Hunter H. Keegan
Essays, news, etc.
“RAINBOW” is a song that was written following an incident at a gay pride rally in D.C. wherein a mass panic erupted following false reports of an active shooter. The area surrounding DuPont Circle, an upscale, picturesque area in Northwest DC was suddenly swarming with police and frightened people.
The situation was intense, I was with a girl who I was dating at the time and took her by the arm as I navigated our way out of the immediate area.

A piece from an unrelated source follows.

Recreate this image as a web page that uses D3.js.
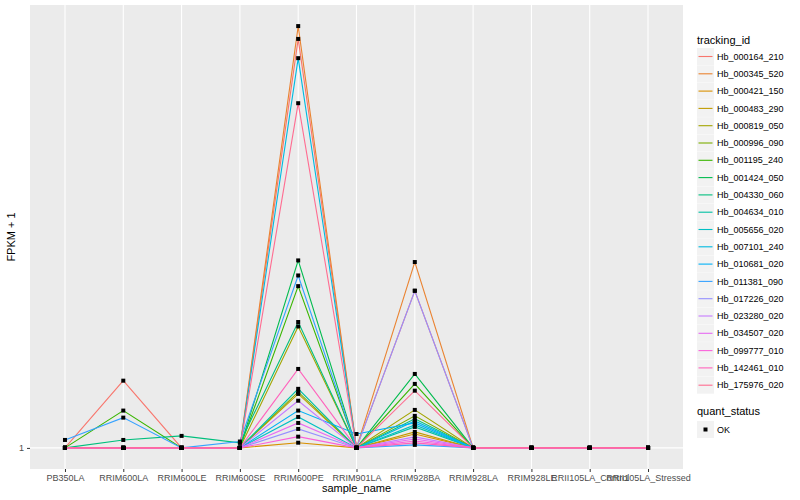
<!DOCTYPE html>
<html>
<head>
<meta charset="utf-8">
<script src="https://cdn.jsdelivr.net/npm/d3@7"></script>
<style>
  body { margin: 0; background: #fff; }
  text { font-family: "Liberation Sans", Arial, sans-serif; }
</style>
</head>
<body>
<div id="chart"></div>
<script>
const samples = ["PB350LA", "RRIM600LA", "RRIM600LE", "RRIM600SE", "RRIM600PE", "RRIM901LA",
  "RRIM928BA", "RRIM928LA", "RRIM928LE", "RRII105LA_Control", "RRII105LA_Stressed"];

const trackingIds = ["Hb_000164_210", "Hb_000345_520", "Hb_000421_150", "Hb_000483_290", "Hb_000819_050",
  "Hb_000996_090", "Hb_001195_240", "Hb_001424_050", "Hb_004330_060", "Hb_004634_010",
  "Hb_005656_020", "Hb_007101_240", "Hb_010681_020", "Hb_011381_090", "Hb_017226_020",
  "Hb_023280_020", "Hb_034507_020", "Hb_099777_010", "Hb_142461_010", "Hb_175976_020"];

// FPKM + 1, one row per tracking_id, one column per sample
const fpkm = [
  [1, 1.393, 1, 1, 7.51, 1, 2.17, 1, 1, 1, 1],
  [1, 1, 1, 1, 8.0, 1, 2.50, 1, 1, 1, 1],
  [1, 1, 1, 1, 1.026, 1, 1.071, 1, 1, 1, 1],
  [1, 1, 1, 1, 1.305, 1, 1.082, 1, 1, 1, 1],
  [1, 1, 1, 1, 1.82, 1, 1.206, 1, 1, 1, 1],
  [1, 1, 1, 1, 1.318, 1, 1.171, 1, 1, 1, 1],
  [1, 1.202, 1, 1, 2.22, 1, 1.371, 1, 1, 1, 1],
  [1, 1, 1, 1, 2.52, 1, 1.440, 1, 1, 1, 1],
  [1, 1.040, 1.061, 1.025, 1.86, 1, 1.154, 1, 1, 1, 1],
  [1, 1, 1, 1, 1.338, 1, 1.109, 1, 1, 1, 1],
  [1, 1, 1, 1, 1.165, 1, 1.120, 1, 1, 1, 1],
  [1, 1, 1, 1, 6.83, 1, 1.142, 1, 1, 1, 1],
  [1, 1, 1, 1, 1.202, 1.071, 1.131, 1, 1, 1, 1],
  [1.040, 1.161, 1, 1.032, 2.34, 1, 1.015, 1, 1, 1, 1],
  [1, 1, 1, 1, 1.098, 1, 2.17, 1, 1, 1, 1],
  [1, 1, 1, 1, 1.262, 1, 1.056, 1, 1, 1, 1],
  [1, 1, 1, 1, 1.131, 1, 1.045, 1, 1, 1, 1],
  [1, 1, 1, 1, 1.057, 1, 1.035, 1, 1, 1, 1],
  [1, 1, 1, 1, 1.476, 1, 1.025, 1, 1, 1, 1],
  [1, 1, 1, 1, 5.47, 1, 1.326, 1, 1, 1, 1]
];

const colors = ["#F8766D", "#EA8331", "#D89000", "#C09B00", "#A3A500", "#7CAE00", "#39B600", "#00BB4E",
  "#00BF7D", "#00C1A3", "#00BFC4", "#00BAE0", "#00B0F6", "#35A2FF", "#9590FF", "#C77CFF",
  "#E76BF3", "#FA62DB", "#FF62BC", "#FF6C91"];

const yTicks = [1];
const quantStatus = ["OK"];

const width = 800, height = 500;
const panel = { left: 30, right: 683, top: 5, bottom: 469 };

const svg = d3.select("#chart").append("svg")
  .attr("width", width)
  .attr("height", height);

// x: discrete samples
const x = d3.scalePoint()
  .domain(samples)
  .range([panel.left, panel.right])
  .padding(0.6);

// y: log10 with 5% expansion like ggplot
const allVals = fpkm.flat();
const lo = Math.log10(d3.min(allVals)), hi = Math.log10(d3.max(allVals));
const pad = (hi - lo) * 0.05;
const y = d3.scaleLog()
  .domain([Math.pow(10, lo - pad), Math.pow(10, hi + pad)])
  .range([panel.bottom, panel.top]);

svg.append("rect")
  .attr("x", panel.left).attr("y", panel.top)
  .attr("width", panel.right - panel.left)
  .attr("height", panel.bottom - panel.top)
  .attr("fill", "#EBEBEB");

// grid
svg.selectAll(".vgrid").data(samples).enter().append("line")
  .attr("x1", d => x(d)).attr("x2", d => x(d))
  .attr("y1", panel.top).attr("y2", panel.bottom)
  .attr("stroke", "#fff").attr("stroke-width", 1.1);

svg.selectAll(".hgrid").data(yTicks).enter().append("line")
  .attr("x1", panel.left).attr("x2", panel.right)
  .attr("y1", d => y(d)).attr("y2", d => y(d))
  .attr("stroke", "#fff").attr("stroke-width", 1.1);

// lines
const line = d3.line()
  .x((d, i) => x(samples[i]))
  .y(d => y(d));

svg.selectAll(".series").data(fpkm).enter().append("path")
  .attr("d", line)
  .attr("fill", "none")
  .attr("stroke", (d, i) => colors[i])
  .attr("stroke-width", 1.1);

// points
fpkm.forEach(row => {
  svg.append("g").selectAll("rect").data(row).enter().append("rect")
    .attr("x", (d, i) => x(samples[i]) - 2)
    .attr("y", d => y(d) - 2)
    .attr("width", 4).attr("height", 4)
    .attr("fill", "#000");
});

// axes
const xAxis = svg.append("g")
  .attr("transform", `translate(0,${panel.bottom})`)
  .call(d3.axisBottom(x).tickSize(3).tickPadding(3));
const yAxis = svg.append("g")
  .attr("transform", `translate(${panel.left},0)`)
  .call(d3.axisLeft(y).tickValues(yTicks).tickFormat(d3.format("d")).tickSize(3).tickPadding(3));

[xAxis, yAxis].forEach(g => {
  g.select(".domain").remove();
  g.selectAll(".tick line").attr("stroke", "#333");
  g.selectAll(".tick text").attr("fill", "#4D4D4D").style("font-size", "9px");
});

svg.append("text")
  .attr("x", (panel.left + panel.right) / 2).attr("y", 492)
  .attr("text-anchor", "middle")
  .style("font-size", "11px")
  .text("sample_name");

svg.append("text")
  .attr("transform", `translate(15,${(panel.top + panel.bottom) / 2}) rotate(-90)`)
  .attr("text-anchor", "middle")
  .style("font-size", "11px")
  .text("FPKM + 1");

// legend: tracking_id
const lg = svg.append("g").attr("transform", "translate(697,0)");
lg.append("text").attr("x", 0).attr("y", 44).style("font-size", "11px").text("tracking_id");

const step = 17.3;
const keys = lg.selectAll(".key").data(trackingIds).enter().append("g")
  .attr("transform", (d, i) => `translate(0,${48 + i * step})`);
keys.append("rect").attr("width", 17).attr("height", 17).attr("fill", "#F2F2F2");
keys.append("line")
  .attr("x1", 1.5).attr("x2", 15.5).attr("y1", 8.5).attr("y2", 8.5)
  .attr("stroke", (d, i) => colors[i]).attr("stroke-width", 1.1);
keys.append("text")
  .attr("x", 20).attr("y", 8.5).attr("dy", "0.35em")
  .style("font-size", "9px")
  .text(d => d);

// legend: quant_status
lg.append("text").attr("x", 0).attr("y", 415).style("font-size", "11px").text("quant_status");
const qk = lg.selectAll(".qkey").data(quantStatus).enter().append("g")
  .attr("transform", "translate(0,421)");
qk.append("rect").attr("width", 17).attr("height", 17).attr("fill", "#F2F2F2");
qk.append("rect").attr("x", 6.5).attr("y", 6.5).attr("width", 4).attr("height", 4).attr("fill", "#000");
qk.append("text").attr("x", 20).attr("y", 8.5).attr("dy", "0.35em").style("font-size", "9px").text(d => d);
</script>
</body>
</html>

While my relationship with that girl fizzled out after a couple more weeks, the surreal, self-contradicting image of groups of people wearing festive outfits and running in terror through the historic streets of Washington DC on a beautiful Summer afternoon stuck in my mind and the lyrics and overall tone of the song started coming to me pretty quickly.
Two songs directly influence “RAINBOW”: “Ohio” by Buffalo Springfield (a side project lead by Neil Young in the late 1960s) and “Atlantic City” by Bruce Springsteen (off of his phenomenal early 1980s dark folk album, Nebraska). Both songs are minimalist in their approach but feature lyrics that paint vivid images of social violence and the impact that it has on the people who experience it.

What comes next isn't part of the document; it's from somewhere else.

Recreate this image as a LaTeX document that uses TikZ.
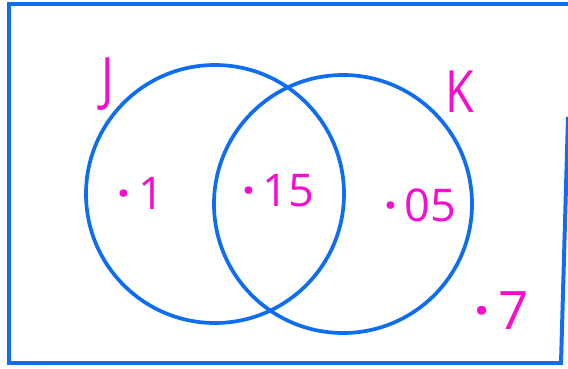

When collaborating with Last Known Images on “RAINBOW,” I didn’t really realize it would be LKI’s first official release.
I’m heavily influenced by a German experimental/industrial group called Einstürzende Neubauten whose philosophy is basically, “Virtually anything you can find laying around in the street can be utilized as some kind of musical instrument.” We were very into the idea of using field recordings and “found audio” (I guess is what you’d call it) for percussion and background effects, utilizing little to no digital enhancement except to adjust things like reverb and compression.

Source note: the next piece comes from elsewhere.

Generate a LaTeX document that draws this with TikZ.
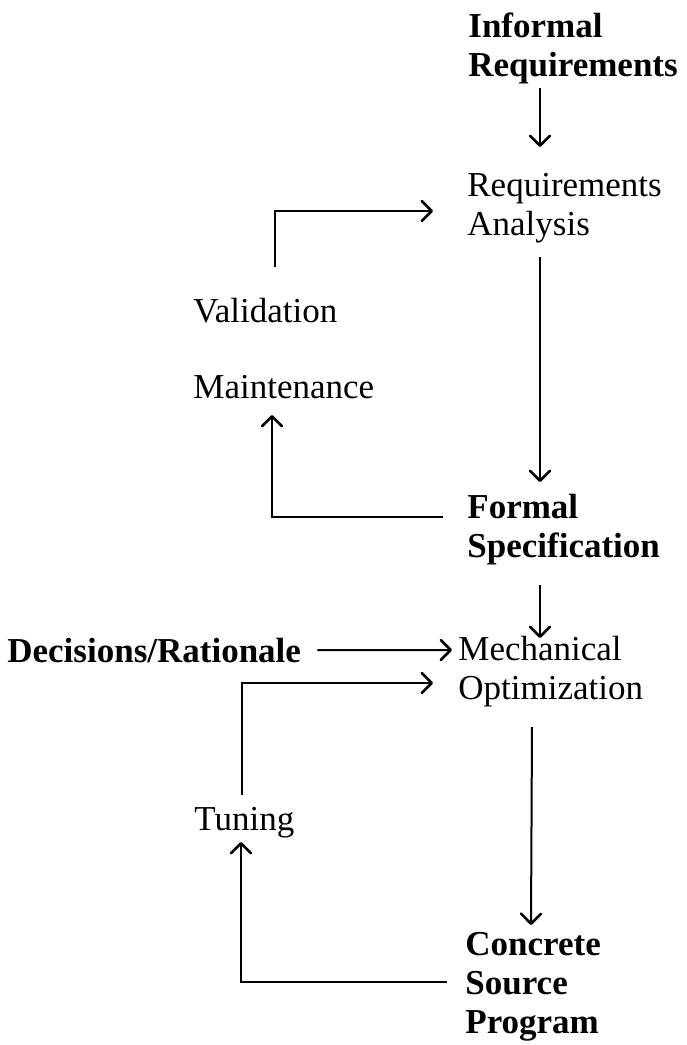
\documentclass[tikz,border=0pt]{standalone}
\usepackage{fontspec}
\setmainfont{Liberation Serif}
\usetikzlibrary{arrows.meta}

\begin{document}
\begin{tikzpicture}[x=0.5pt,y=-0.5pt,
			every node/.style={inner sep=0pt,anchor=base west,align=left,
				font=\fontsize{17.5}{19.5}\selectfont},
			box/.style={text width=110pt},
			bold/.style={font=\fontsize{17.5}{19.5}\selectfont\bfseries},
			arr/.style={-{Straight Barb[length=5pt,width=10pt,line width=1.3pt,round]},line width=1pt}]
			\useasboundingbox (0,0) rectangle (686,1045);
			
			% steps
			\node[box,bold] (informal) at (468,37) {Informal\\Requirements};
			\node[box] (reqan) at (467,196) {Requirements\\Analysis};
			\node (valid) at (193,322) {Validation};
			\node (maint) at (193,398) {Maintenance};
			\node[box,bold] (formal) at (467,518) {Formal\\Specification};
			\node[bold] (decis) at (7,662) {Decisions/Rationale};
			\node[box] (mech) at (458,660) {Mechanical\\Optimization};
			\node (tuning) at (194,830) {Tuning};
			\node[box,bold] (concrete) at (465,955) {Concrete\\Source\\Program};
			
			% main line
			\draw[arr] ([shift={(72,51)}]informal.base west) -- ([shift={(73,-49)}]reqan.base west);
			\draw[arr] ([shift={(73,61)}]reqan.base west) -- ([shift={(73,-36)}]formal.base west);
			\draw[arr] ([shift={(73,67)}]formal.base west) -- ([shift={(82,-22)}]mech.base west);
			\draw[arr] ([shift={(74,67)}]mech.base west) -- ([shift={(66,-30)}]concrete.base west);
			\draw[arr] ([shift={(16,0)}]decis.east) -- ([shift={(-6,-10)}]mech.base west);
			
			% loops
			\draw[arr] ([shift={(82,-55)}]valid.base west) |- ([shift={(-34,15)}]reqan.base west);
			\draw[arr] ([shift={(-24,-1)}]formal.base west) -| ([shift={(79,17)}]maint.base west);
			\draw[arr] ([shift={(48,-35)}]tuning.base west) |- ([shift={(-25,23)}]mech.base west);
			\draw[arr] ([shift={(-18,27)}]concrete.base west) -| ([shift={(47,12)}]tuning.base west);
		\end{tikzpicture}
\end{document}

My favorite unconventional sound in the song is a brief clip of bandsaw shearing through a piece of wood that was recorded in my father’s workshop (i.e. basement), it leads into the second chorus but we edited it in a kind of understated way so that the sound of machinery somehow feels organic and at home in the mix. There are also some clips of police helicopters that we recorded and incorporated into the chorus section in a way that could almost be mistaken for a manufactured flanger or phaser effect. The primary percussive sound heard throughout the song is a heavy steel plate being struck with a 2x4.
In the spirit of lo-fi aesthetics, the guitar track on “RAINBOW” was recorded in one take and was recorded with a handheld stereo condenser mic. I used my custom Warmoth (“The Moth”) guitar and two amplifiers with an array of overdrive and boost pedals to achieve a spongy, but textured and dynamic tone.
There are about 5 demos that LKI has sitting in the pipeline, but they range from “sort of dark” to “extremely dark” and the current consensus is that I should come up with some lighter lyrics to balance things out before we put together a full E.P.